== Supplied material ==

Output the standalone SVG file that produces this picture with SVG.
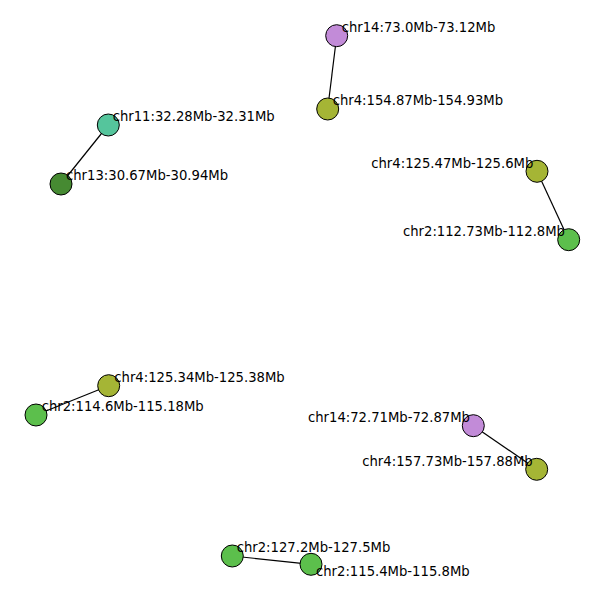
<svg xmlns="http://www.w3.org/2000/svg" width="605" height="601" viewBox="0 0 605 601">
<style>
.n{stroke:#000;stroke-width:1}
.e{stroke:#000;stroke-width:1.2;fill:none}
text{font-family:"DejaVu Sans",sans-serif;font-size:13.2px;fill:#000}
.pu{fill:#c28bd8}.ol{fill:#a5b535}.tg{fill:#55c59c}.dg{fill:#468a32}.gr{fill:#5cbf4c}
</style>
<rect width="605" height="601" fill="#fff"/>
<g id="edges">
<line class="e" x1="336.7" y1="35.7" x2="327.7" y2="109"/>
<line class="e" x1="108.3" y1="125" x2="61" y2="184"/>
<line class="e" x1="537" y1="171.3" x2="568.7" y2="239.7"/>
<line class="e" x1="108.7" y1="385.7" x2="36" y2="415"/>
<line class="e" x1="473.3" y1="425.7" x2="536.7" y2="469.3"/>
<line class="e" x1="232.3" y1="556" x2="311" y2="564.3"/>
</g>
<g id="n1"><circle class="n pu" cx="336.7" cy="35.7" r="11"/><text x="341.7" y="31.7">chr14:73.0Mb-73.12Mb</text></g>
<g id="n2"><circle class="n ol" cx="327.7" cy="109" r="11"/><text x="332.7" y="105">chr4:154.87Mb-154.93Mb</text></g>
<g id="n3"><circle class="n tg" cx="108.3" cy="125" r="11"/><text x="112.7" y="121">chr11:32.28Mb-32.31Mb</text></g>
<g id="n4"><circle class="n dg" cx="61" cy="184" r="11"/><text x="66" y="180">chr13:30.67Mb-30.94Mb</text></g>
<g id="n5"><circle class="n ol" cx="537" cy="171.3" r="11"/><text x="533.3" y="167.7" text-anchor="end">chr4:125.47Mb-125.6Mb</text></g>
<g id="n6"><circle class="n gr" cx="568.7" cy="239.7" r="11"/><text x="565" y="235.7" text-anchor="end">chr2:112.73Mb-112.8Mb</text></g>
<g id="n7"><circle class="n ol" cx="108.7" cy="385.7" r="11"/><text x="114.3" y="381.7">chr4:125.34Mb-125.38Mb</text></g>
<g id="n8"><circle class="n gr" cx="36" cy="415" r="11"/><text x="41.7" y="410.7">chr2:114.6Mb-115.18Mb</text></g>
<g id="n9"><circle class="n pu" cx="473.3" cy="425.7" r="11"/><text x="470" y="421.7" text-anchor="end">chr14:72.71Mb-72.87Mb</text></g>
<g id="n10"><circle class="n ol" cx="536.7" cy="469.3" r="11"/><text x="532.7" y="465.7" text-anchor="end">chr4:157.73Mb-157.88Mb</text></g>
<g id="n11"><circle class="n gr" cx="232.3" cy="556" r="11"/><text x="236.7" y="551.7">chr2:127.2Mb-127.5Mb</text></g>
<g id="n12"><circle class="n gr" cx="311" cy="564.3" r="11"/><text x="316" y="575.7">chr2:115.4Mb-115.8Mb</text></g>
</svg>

===

**Instructions to follow:** Copy each line above precisely, dropping the pictures.

**Written response:**
Output the standalone SVG file that produces this picture with SVG.
<svg xmlns="http://www.w3.org/2000/svg" width="605" height="601" viewBox="0 0 605 601">
<style>
.n{stroke:#000;stroke-width:1}
.e{stroke:#000;stroke-width:1.2;fill:none}
text{font-family:"DejaVu Sans",sans-serif;font-size:13.2px;fill:#000}
.pu{fill:#c28bd8}.ol{fill:#a5b535}.tg{fill:#55c59c}.dg{fill:#468a32}.gr{fill:#5cbf4c}
</style>
<rect width="605" height="601" fill="#fff"/>
<g id="edges">
<line class="e" x1="336.7" y1="35.7" x2="327.7" y2="109"/>
<line class="e" x1="108.3" y1="125" x2="61" y2="184"/>
<line class="e" x1="537" y1="171.3" x2="568.7" y2="239.7"/>
<line class="e" x1="108.7" y1="385.7" x2="36" y2="415"/>
<line class="e" x1="473.3" y1="425.7" x2="536.7" y2="469.3"/>
<line class="e" x1="232.3" y1="556" x2="311" y2="564.3"/>
</g>
<g id="n1"><circle class="n pu" cx="336.7" cy="35.7" r="11"/><text x="341.7" y="31.7">chr14:73.0Mb-73.12Mb</text></g>
<g id="n2"><circle class="n ol" cx="327.7" cy="109" r="11"/><text x="332.7" y="105">chr4:154.87Mb-154.93Mb</text></g>
<g id="n3"><circle class="n tg" cx="108.3" cy="125" r="11"/><text x="112.7" y="121">chr11:32.28Mb-32.31Mb</text></g>
<g id="n4"><circle class="n dg" cx="61" cy="184" r="11"/><text x="66" y="180">chr13:30.67Mb-30.94Mb</text></g>
<g id="n5"><circle class="n ol" cx="537" cy="171.3" r="11"/><text x="533.3" y="167.7" text-anchor="end">chr4:125.47Mb-125.6Mb</text></g>
<g id="n6"><circle class="n gr" cx="568.7" cy="239.7" r="11"/><text x="565" y="235.7" text-anchor="end">chr2:112.73Mb-112.8Mb</text></g>
<g id="n7"><circle class="n ol" cx="108.7" cy="385.7" r="11"/><text x="114.3" y="381.7">chr4:125.34Mb-125.38Mb</text></g>
<g id="n8"><circle class="n gr" cx="36" cy="415" r="11"/><text x="41.7" y="410.7">chr2:114.6Mb-115.18Mb</text></g>
<g id="n9"><circle class="n pu" cx="473.3" cy="425.7" r="11"/><text x="470" y="421.7" text-anchor="end">chr14:72.71Mb-72.87Mb</text></g>
<g id="n10"><circle class="n ol" cx="536.7" cy="469.3" r="11"/><text x="532.7" y="465.7" text-anchor="end">chr4:157.73Mb-157.88Mb</text></g>
<g id="n11"><circle class="n gr" cx="232.3" cy="556" r="11"/><text x="236.7" y="551.7">chr2:127.2Mb-127.5Mb</text></g>
<g id="n12"><circle class="n gr" cx="311" cy="564.3" r="11"/><text x="316" y="575.7">chr2:115.4Mb-115.8Mb</text></g>
</svg>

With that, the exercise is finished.